# 9mm shield vs 9mm xd sub compact for carrying



## Bumfighter (Apr 11, 2012)

Ive narrowed it down to one of these two that I'm gonna use for carry, I've heard great things about both of these guns, but i can't really decide which I wanna go with. The shield is slightly smart but by a small amount. The only big difference between the two I notice is the shield with a 7 round mag and the xd sub with a 13 round. The safeties also are different. Is there anything that really puts one over the other that I'm not noticing, or is it a personal preference kind of thing.

Thanks for any info or input


----------



## Donn (Jul 26, 2013)

Shield. I carry one, it's as dependable as the sun rising in the east, and it's made here. What does one have over the other besides made in USA? Check the used gun counter at the LGS, especially if it's a big box store. Count the XD's, then count the Shields. Helpful hint. Don't bother looking for Shields, there won't be any.

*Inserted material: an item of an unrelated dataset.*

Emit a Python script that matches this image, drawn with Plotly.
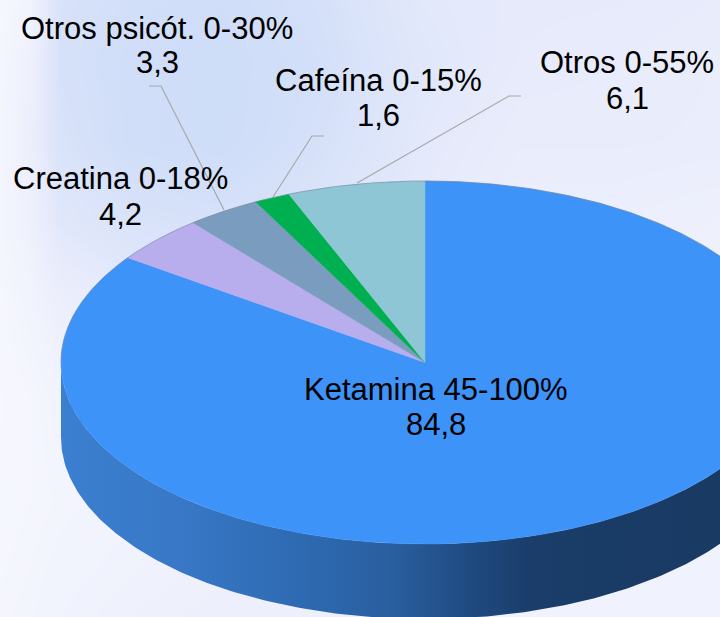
import numpy as np
import plotly.graph_objects as go

# Data
categories = ["Ketamina 45-100%", "Creatina 0-18%", "Otros psicót. 0-30%", "Cafeína 0-15%", "Otros 0-55%"]
values = [84.8, 4.2, 3.3, 1.6, 6.1]
colors = ["#3d93f7", "#b8aeee", "#7a9cbf", "#00b050", "#8ec6d6"]

# Background wash (estimated tint level, 0 = near white, 1 = light blue)
bg_x = [-20, 30, 60, 130, 220, 320, 420, 520, 620, 740]
bg_y = [-20, 60, 140, 220, 300, 400, 500, 640]
bg_z = [
    [0.05, 0.20, 0.75, 0.85, 0.90, 0.80, 0.55, 0.50, 0.50, 0.45],
    [0.05, 0.30, 0.80, 0.90, 0.95, 0.85, 0.60, 0.48, 0.45, 0.40],
    [0.05, 0.35, 0.75, 0.90, 0.95, 0.80, 0.55, 0.42, 0.42, 0.40],
    [0.08, 0.30, 0.60, 0.75, 0.80, 0.70, 0.50, 0.35, 0.35, 0.30],
    [0.08, 0.22, 0.35, 0.50, 0.60, 0.50, 0.40, 0.30, 0.30, 0.28],
    [0.08, 0.15, 0.22, 0.30, 0.30, 0.30, 0.30, 0.25, 0.25, 0.25],
    [0.10, 0.15, 0.18, 0.22, 0.25, 0.25, 0.25, 0.25, 0.25, 0.25],
    [0.15, 0.20, 0.25, 0.30, 0.35, 0.35, 0.30, 0.25, 0.25, 0.25],
]

# Layout of the drawing (pixel-aligned axes)
W, H = 720, 617
CX, CY, RX, RY, DEPTH = 425.0, 362.5, 364.0, 181.5, 75.0

label_pos = {
    "Ketamina 45-100%": (436, 389, 424),
    "Creatina 0-18%": (120, 178, 214),
    "Otros psicót. 0-30%": (157, 28, 62),
    "Cafeína 0-15%": (378, 80, 115),
    "Otros 0-55%": (627, 62, 98),
}
leaders = [
    ([149, 161, 224], [86, 86, 210]),
    ([324, 312, 273], [136, 136, 197]),
    ([521, 509, 357], [96, 96, 183]),
]


def ell(deg, dy=0.0):
    t = np.radians(deg)
    return CX + RX * np.sin(t), CY - RY * np.cos(t) + dy


fig = go.Figure()
fig.add_trace(go.Heatmap(
    x=bg_x, y=bg_y, z=bg_z, zsmooth="best", showscale=False, hoverinfo="skip", zmin=0, zmax=1,
    colorscale=[[0, "#fbfcff"], [0.3, "#eef0fc"], [0.5, "#e6eafb"], [1, "#cbdbf8"]],
))

# Side wall of the disc
arc = np.linspace(90, 270, 241)
tx, ty = ell(arc)
bx, by = ell(arc[::-1], DEPTH)
fig.add_trace(go.Scatter(
    x=np.concatenate([tx, bx]), y=np.concatenate([ty, by]), mode="lines",
    fill="toself", line=dict(width=0, color="rgba(0,0,0,0)"), hoverinfo="skip",
    fillgradient=dict(type="horizontal", start=61, stop=720, colorscale=[
        [0, "#3b7fd0"], [0.18, "#3878c6"], [0.36, "#2e6ab2"], [0.5, "#2a5f9f"],
        [0.62, "#1f4a80"], [0.72, "#1a3d69"], [1, "#183a63"]]),
))

# Top face: one slice per value, clockwise from 12 o'clock
start = 0.0
total = sum(values)
for cat, val, col in zip(categories, values, colors):
    sweep = 360.0 * val / total
    ang = np.linspace(start, start + sweep, max(3, int(sweep * 2)))
    ax, ay = ell(ang)
    fig.add_trace(go.Scatter(
        x=np.concatenate([[CX], ax, [CX]]), y=np.concatenate([[CY], ay, [CY]]),
        mode="lines", fill="toself", fillcolor=col, line=dict(width=0.5, color=col),
        name=cat, hovertext=f"{cat}: {val}", hoverinfo="text",
    ))
    start += sweep

# Faint rim on the upper edge
rim = np.linspace(-90, 90, 241)
rx, ry = ell(rim)
fig.add_trace(go.Scatter(x=rx, y=ry, mode="lines", line=dict(width=1, color="rgba(120,130,150,0.55)"), hoverinfo="skip"))

for lx, ly in leaders:
    fig.add_trace(go.Scatter(x=lx, y=ly, mode="lines", line=dict(width=1.2, color="#a8a8a8"), hoverinfo="skip"))

for cat, val in zip(categories, values):
    px, y1, y2 = label_pos[cat]
    for txt, yy in ((cat, y1), (f"{val}".replace(".", ","), y2)):
        fig.add_annotation(x=px, y=yy, text=txt, showarrow=False, xanchor="center", yanchor="middle",
                           font=dict(family="Liberation Sans", size=31, color="#000000"))

fig.update_layout(
    width=W, height=H, margin=dict(l=0, r=0, t=0, b=0), showlegend=False,
    paper_bgcolor="#eef0fc", plot_bgcolor="#eef0fc",
    xaxis=dict(range=[0, W], visible=False, fixedrange=True),
    yaxis=dict(range=[H, 0], visible=False, fixedrange=True),
)
fig.write_html("out.html", config={"displayModeBar": False},
               post_script="document.body.style.margin='0';document.documentElement.style.overflow='hidden';")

XD's on the other hand......


----------



## denner (Jun 3, 2011)

I believe you're comparing two different platforms. The XDS single stack vs Shield single stack would be a better comparison. XD compact is a wider heavier double stack. The shield is gonna carry better, but the XD holds more BB's. Take your pick.


----------



## Bumfighter (Apr 11, 2012)

I actually didnt even see the XDS when I was browsing Springfield's site, I saw the XDM. After googling it I found what your talking about. Which after seeing the XDS I think I will be going with the Shield.


----------



## Pistol Pete (Jan 8, 2010)

Smaller is better, I'd go with the Shield.


----------



## Bumfighter (Apr 11, 2012)

Well i just picked her up today and added it to the family, love the way it feels in the hand and shoots!!


----------



## denner (Jun 3, 2011)

Bumfighter said:


> Well i just picked her up today and added it to the family, love the way it feels in the hand and shoots!!


Yea, you did good.


----------